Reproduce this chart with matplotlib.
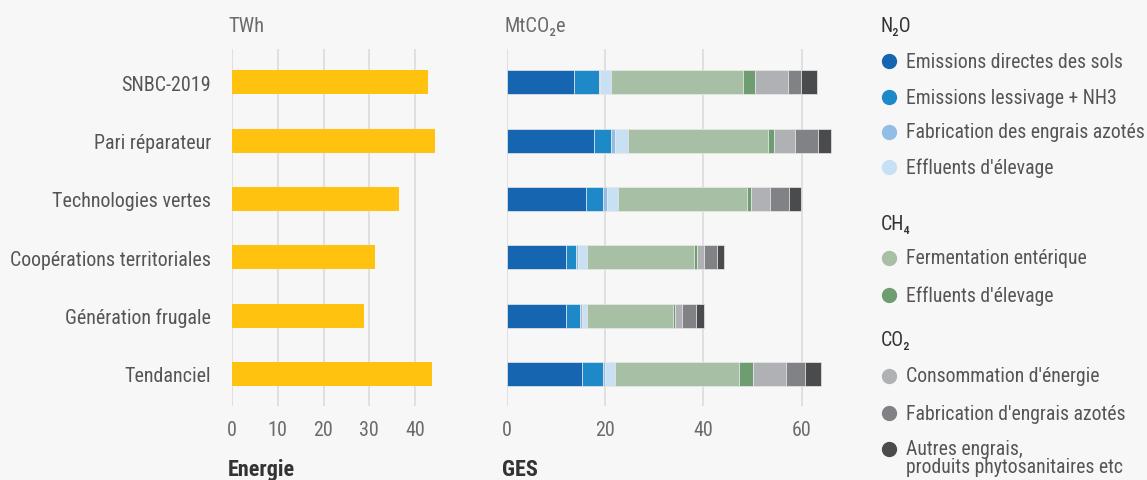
import matplotlib
matplotlib.use("Agg")
import matplotlib.pyplot as plt
from matplotlib import font_manager
from matplotlib.font_manager import FontProperties
from matplotlib.textpath import TextPath
from matplotlib.lines import Line2D

# --- data ---
scenarios = ["SNBC-2019", "Pari réparateur", "Technologies vertes",
             "Coopérations territoriales", "Génération frugale", "Tendanciel"]
energie = [42.8, 44.4, 36.5, 31.3, 28.9, 43.7]

n2o_sols = [13.7, 17.8, 16.2, 12.0, 12.0, 15.4]
n2o_lessivage = [5.0, 3.4, 3.4, 2.1, 2.9, 4.3]
n2o_engrais = [0.4, 0.8, 0.8, 0.4, 0.4, 0.3]
n2o_effluents = [2.2, 2.7, 2.2, 1.8, 1.0, 2.1]
ch4_fermentation = [26.8, 28.5, 26.3, 21.8, 17.5, 25.2]
ch4_effluents = [2.4, 1.1, 0.8, 0.6, 0.4, 2.9]
co2_energie = [6.8, 4.3, 3.9, 1.4, 1.4, 6.7]
co2_engrais = [2.5, 4.7, 3.8, 2.6, 2.9, 3.8]
co2_autres = [3.3, 2.7, 2.4, 1.6, 1.6, 3.3]

ges_series = [n2o_sols, n2o_lessivage, n2o_engrais, n2o_effluents,
              ch4_fermentation, ch4_effluents, co2_energie, co2_engrais, co2_autres]
ges_colors = ["#1565b0", "#1e89c9", "#93bde4", "#c8e0f4",
              "#a6bfa5", "#6f9d72", "#b0b1b4", "#818286", "#4a4b4d"]
legend_groups = [
    ("N₂O", ["Emissions directes des sols", "Emissions lessivage + NH3",
             "Fabrication des engrais azotés", "Effluents d'élevage"]),
    ("CH₄", ["Fermentation entérique", "Effluents d'élevage"]),
    ("CO₂", ["Consommation d'énergie", "Fabrication d'engrais azotés",
             "Autres engrais,\nproduits phytosanitaires etc"]),
]

# --- fonts: prefer a condensed face, else Roboto scaled to the reference widths ---
fonts = font_manager.fontManager.ttflist
names = {f.name for f in fonts}
main, stretch = "Roboto", "normal"
for cand in ["Roboto Condensed", "Liberation Sans Narrow", "DejaVu Sans Condensed"]:
    if cand in names:
        main = cand
        break
else:
    cond = [f for f in fonts if f.name == "DejaVu Sans" and f.stretch in ("condensed", "semi-condensed")]
    if cond:
        main, stretch = "DejaVu Sans", "condensed"
plt.rcParams["font.family"] = [main, "DejaVu Sans"]
plt.rcParams["font.stretch"] = stretch


def fit_size(text, target_px, weight="normal"):
    fp = FontProperties(family=main, stretch=stretch, weight=weight, size=10)
    w = TextPath((0, 0), text, prop=fp).get_extents().width * 100 / 72
    return 10 * target_px / w


cat_size = fit_size("Coopérations territoriales", 200)
leg_size = fit_size("Fabrication des engrais azotés", 237)
tick_size = min(15, fit_size("40", 18))
unit_size = fit_size("TWh", 34)
bold_size = fit_size("Energie", 65, weight="bold")

BG = "#f7f7f7"
GRID = "#dcdcdc"
W, H = 1147, 481

fig = plt.figure(figsize=(W / 100, H / 100), dpi=100, facecolor=BG)


def fx(px):
    return px / W


def fy(py):
    return 1 - py / H


def style_axis(ax, ticks):
    ax.set_facecolor(BG)
    for s in ax.spines.values():
        s.set_visible(False)
    ax.set_xticks(ticks)
    ax.tick_params(axis="x", length=0, pad=10, labelsize=tick_size, labelcolor="#6b6b6b")
    ax.tick_params(axis="y", length=0)
    for t in ticks:
        ax.axvline(t, color=GRID, lw=1.2, zorder=0)


ypos = list(range(len(scenarios)))

# Energie axis
ax1 = fig.add_axes([fx(232), fy(407), fx(45 * 4.575), fy(50) - fy(407)])
ax1.barh(ypos, energie, height=0.41, color="#ffc20e", zorder=2)
ax1.set_xlim(0, 45)
ax1.set_ylim(5.55, -0.57)
style_axis(ax1, [0, 10, 20, 30, 40])
ax1.set_yticks(ypos)
ax1.set_yticklabels(scenarios, fontsize=cat_size, color="#555555")
ax1.tick_params(axis="y", pad=15)

# GES axis
ax2 = fig.add_axes([fx(506.5), fy(407), fx(68 * 4.92), fy(50) - fy(407)])
left = [0.0] * len(scenarios)
for vals, col in zip(ges_series, ges_colors):
    ax2.barh(ypos, vals, left=left, height=0.41, color=col,
             edgecolor="#e8e8e8", linewidth=0.5, zorder=2)
    left = [a + b for a, b in zip(left, vals)]
ax2.set_xlim(0, 68)
ax2.set_ylim(5.55, -0.57)
style_axis(ax2, [0, 20, 40, 60])
ax2.set_yticks([])

# units and titles
fig.text(fx(228), fy(27), "TWh", fontsize=unit_size, color="#6b6b6b", va="center")
fig.text(fx(505), fy(27), "MtCO₂e", fontsize=unit_size, color="#6b6b6b", va="center")
fig.text(fx(228), fy(470), "Energie", fontsize=bold_size, weight="bold", color="#333333", va="center")
fig.text(fx(502), fy(470), "GES", fontsize=bold_size, weight="bold", color="#333333", va="center")

# legend
header_y = [27, 224, 341]
item_y = [[62, 98, 133, 168], [259, 296], [377, 414, 450]]
ci = 0
for (head, items), hy, iys in zip(legend_groups, header_y, item_y):
    fig.text(fx(881), fy(hy), head, fontsize=leg_size, color="#333333", va="center")
    for label, iy in zip(items, iys):
        fig.add_artist(Line2D([fx(889)], [fy(iy)], transform=fig.transFigure,
                              marker="o", ms=10, color=ges_colors[ci], lw=0))
        if "\n" in label:
            fig.text(fx(906), fy(iy - 10), label, fontsize=leg_size, color="#555555",
                     va="top", linespacing=0.95)
        else:
            fig.text(fx(906), fy(iy), label, fontsize=leg_size, color="#555555", va="center")
        ci += 1

fig.savefig("out.png", dpi=100, facecolor=BG)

_Task to complete_
Write out the listing above exactly as it stands, pictures excluded.

_Full answer_
Reproduce this chart with matplotlib.
import matplotlib
matplotlib.use("Agg")
import matplotlib.pyplot as plt
from matplotlib import font_manager
from matplotlib.font_manager import FontProperties
from matplotlib.textpath import TextPath
from matplotlib.lines import Line2D

# --- data ---
scenarios = ["SNBC-2019", "Pari réparateur", "Technologies vertes",
             "Coopérations territoriales", "Génération frugale", "Tendanciel"]
energie = [42.8, 44.4, 36.5, 31.3, 28.9, 43.7]

n2o_sols = [13.7, 17.8, 16.2, 12.0, 12.0, 15.4]
n2o_lessivage = [5.0, 3.4, 3.4, 2.1, 2.9, 4.3]
n2o_engrais = [0.4, 0.8, 0.8, 0.4, 0.4, 0.3]
n2o_effluents = [2.2, 2.7, 2.2, 1.8, 1.0, 2.1]
ch4_fermentation = [26.8, 28.5, 26.3, 21.8, 17.5, 25.2]
ch4_effluents = [2.4, 1.1, 0.8, 0.6, 0.4, 2.9]
co2_energie = [6.8, 4.3, 3.9, 1.4, 1.4, 6.7]
co2_engrais = [2.5, 4.7, 3.8, 2.6, 2.9, 3.8]
co2_autres = [3.3, 2.7, 2.4, 1.6, 1.6, 3.3]

ges_series = [n2o_sols, n2o_lessivage, n2o_engrais, n2o_effluents,
              ch4_fermentation, ch4_effluents, co2_energie, co2_engrais, co2_autres]
ges_colors = ["#1565b0", "#1e89c9", "#93bde4", "#c8e0f4",
              "#a6bfa5", "#6f9d72", "#b0b1b4", "#818286", "#4a4b4d"]
legend_groups = [
    ("N₂O", ["Emissions directes des sols", "Emissions lessivage + NH3",
             "Fabrication des engrais azotés", "Effluents d'élevage"]),
    ("CH₄", ["Fermentation entérique", "Effluents d'élevage"]),
    ("CO₂", ["Consommation d'énergie", "Fabrication d'engrais azotés",
             "Autres engrais,\nproduits phytosanitaires etc"]),
]

# --- fonts: prefer a condensed face, else Roboto scaled to the reference widths ---
fonts = font_manager.fontManager.ttflist
names = {f.name for f in fonts}
main, stretch = "Roboto", "normal"
for cand in ["Roboto Condensed", "Liberation Sans Narrow", "DejaVu Sans Condensed"]:
    if cand in names:
        main = cand
        break
else:
    cond = [f for f in fonts if f.name == "DejaVu Sans" and f.stretch in ("condensed", "semi-condensed")]
    if cond:
        main, stretch = "DejaVu Sans", "condensed"
plt.rcParams["font.family"] = [main, "DejaVu Sans"]
plt.rcParams["font.stretch"] = stretch


def fit_size(text, target_px, weight="normal"):
    fp = FontProperties(family=main, stretch=stretch, weight=weight, size=10)
    w = TextPath((0, 0), text, prop=fp).get_extents().width * 100 / 72
    return 10 * target_px / w


cat_size = fit_size("Coopérations territoriales", 200)
leg_size = fit_size("Fabrication des engrais azotés", 237)
tick_size = min(15, fit_size("40", 18))
unit_size = fit_size("TWh", 34)
bold_size = fit_size("Energie", 65, weight="bold")

BG = "#f7f7f7"
GRID = "#dcdcdc"
W, H = 1147, 481

fig = plt.figure(figsize=(W / 100, H / 100), dpi=100, facecolor=BG)


def fx(px):
    return px / W


def fy(py):
    return 1 - py / H


def style_axis(ax, ticks):
    ax.set_facecolor(BG)
    for s in ax.spines.values():
        s.set_visible(False)
    ax.set_xticks(ticks)
    ax.tick_params(axis="x", length=0, pad=10, labelsize=tick_size, labelcolor="#6b6b6b")
    ax.tick_params(axis="y", length=0)
    for t in ticks:
        ax.axvline(t, color=GRID, lw=1.2, zorder=0)


ypos = list(range(len(scenarios)))

# Energie axis
ax1 = fig.add_axes([fx(232), fy(407), fx(45 * 4.575), fy(50) - fy(407)])
ax1.barh(ypos, energie, height=0.41, color="#ffc20e", zorder=2)
ax1.set_xlim(0, 45)
ax1.set_ylim(5.55, -0.57)
style_axis(ax1, [0, 10, 20, 30, 40])
ax1.set_yticks(ypos)
ax1.set_yticklabels(scenarios, fontsize=cat_size, color="#555555")
ax1.tick_params(axis="y", pad=15)

# GES axis
ax2 = fig.add_axes([fx(506.5), fy(407), fx(68 * 4.92), fy(50) - fy(407)])
left = [0.0] * len(scenarios)
for vals, col in zip(ges_series, ges_colors):
    ax2.barh(ypos, vals, left=left, height=0.41, color=col,
             edgecolor="#e8e8e8", linewidth=0.5, zorder=2)
    left = [a + b for a, b in zip(left, vals)]
ax2.set_xlim(0, 68)
ax2.set_ylim(5.55, -0.57)
style_axis(ax2, [0, 20, 40, 60])
ax2.set_yticks([])

# units and titles
fig.text(fx(228), fy(27), "TWh", fontsize=unit_size, color="#6b6b6b", va="center")
fig.text(fx(505), fy(27), "MtCO₂e", fontsize=unit_size, color="#6b6b6b", va="center")
fig.text(fx(228), fy(470), "Energie", fontsize=bold_size, weight="bold", color="#333333", va="center")
fig.text(fx(502), fy(470), "GES", fontsize=bold_size, weight="bold", color="#333333", va="center")

# legend
header_y = [27, 224, 341]
item_y = [[62, 98, 133, 168], [259, 296], [377, 414, 450]]
ci = 0
for (head, items), hy, iys in zip(legend_groups, header_y, item_y):
    fig.text(fx(881), fy(hy), head, fontsize=leg_size, color="#333333", va="center")
    for label, iy in zip(items, iys):
        fig.add_artist(Line2D([fx(889)], [fy(iy)], transform=fig.transFigure,
                              marker="o", ms=10, color=ges_colors[ci], lw=0))
        if "\n" in label:
            fig.text(fx(906), fy(iy - 10), label, fontsize=leg_size, color="#555555",
                     va="top", linespacing=0.95)
        else:
            fig.text(fx(906), fy(iy), label, fontsize=leg_size, color="#555555", va="center")
        ci += 1

fig.savefig("out.png", dpi=100, facecolor=BG)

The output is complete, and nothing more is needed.